Confidence and stability
The inconsistencies in the government’s plans are generating more doubts about economic recovery
Wednesday was another fateful day for the Spanish stock market, which was dragged down not only by doubts about the US economy, but also misgivings about the Spanish banking system after Standard & Poor’s downgraded the ratings of 16 Spanish lenders on Monday. These doubts need to be cleared up as soon as possible.
The announcement of the Stability Plan and its accompanying reforms as the “backbone” of the government’s economic policy has done little to boost confidence. As an economic guide and tool to convince investors, the plan has a number of inconsistencies and weaknesses, which turn it into little more than an exercise in political voluntarism. It is not that the government has misjudged what its objectives should be, given that the correction of the public deficit is an unavoidable necessity, but rather that the government seems to have incorrectly calculated the effects of the recession on its ability to comply with budgetary targets.
The principal inconsistency is to be found in the commitment to bringing down the public deficit by more than three percentage points of GDP during a financial year that will see a contraction of 1.7 percent. This is very unlikely to happen, and, as such, generates mistrust among the financial sector and compromises the rest of the stability forecasts.
If a deficit of 5.3 percent is not achieved this year, it will be impossible to reach three percent in 2013, and begin the path toward a primary surplus. In that case, the government will find itself in a bind, and only the European Commission will be able to save it should it decide to extend the timetable for stability.
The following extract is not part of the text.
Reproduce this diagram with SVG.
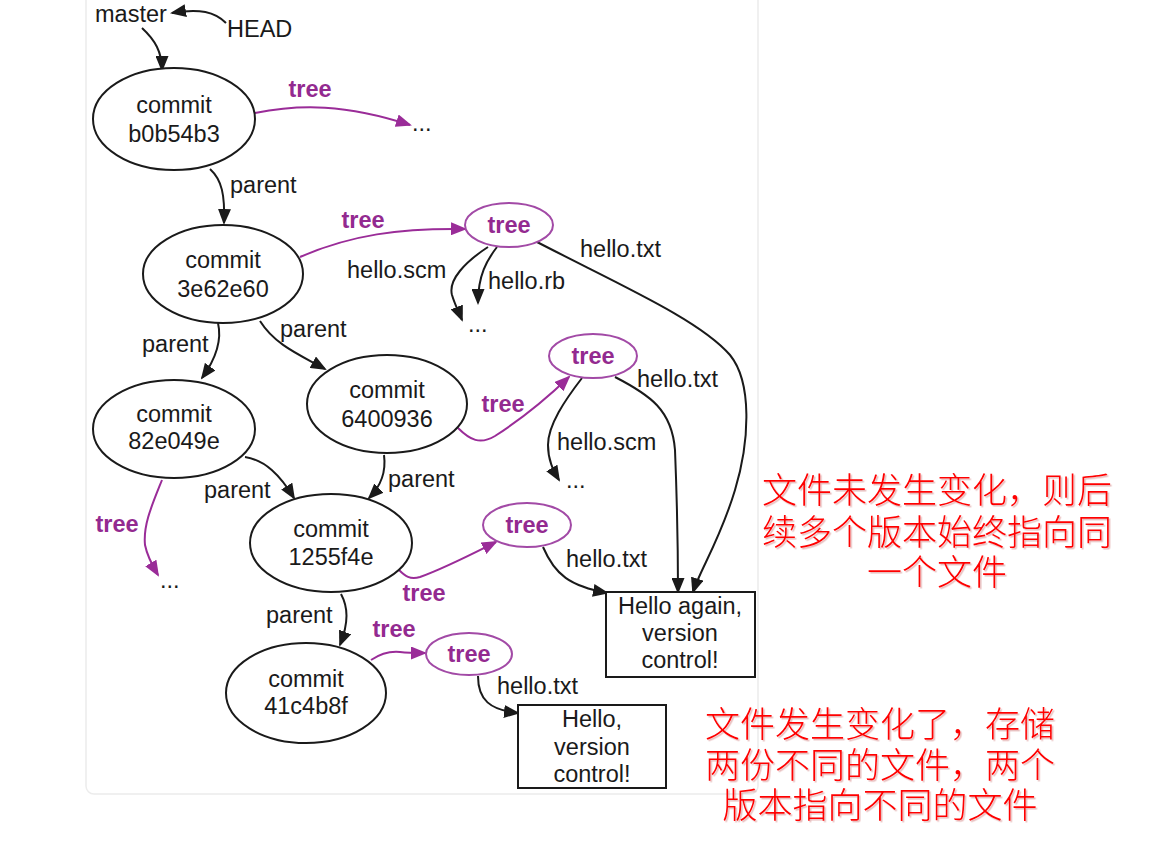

Nor do the forecasts for growth seem credible. It is not easy to argue that from a contraction of 1.7 percent in 2012 we will achieve growth of 0.2 percent in 2013 — not just due to the quantitative jump, of two whole percentage points, but also because the sources of this growth have not been explained. As in the case of the deficit, an error in the prognostics of growth, which is fairly likely in this macroeconomic framework, compromises the rest of the decisive variables for economic recovery, such as the creation of jobs, increased consumption and the confidence of foreign investors.
There is another problem: the political instruments that are included in the plan have not been defined with sufficient precision. The economy team has made a generic declaration of discipline in all public administrations, but it has not laid down the fundaments of how they will be applied nor has it quantified the savings that will be achieved. The plan has an inconsistency at its very root, which is that of identifying cuts and reforms. An economic reform would be a rise in VAT and a reduction in social security costs in order to create jobs, but it is not clear as to whether that will be the strategy of the government; a cut is to communicate to the state and the regions that they have to shave 10 billion euros off health and education spending.
This government is selfishly maintaining that mistaken identification. But citizens are beginning to notice (and feel) the difference.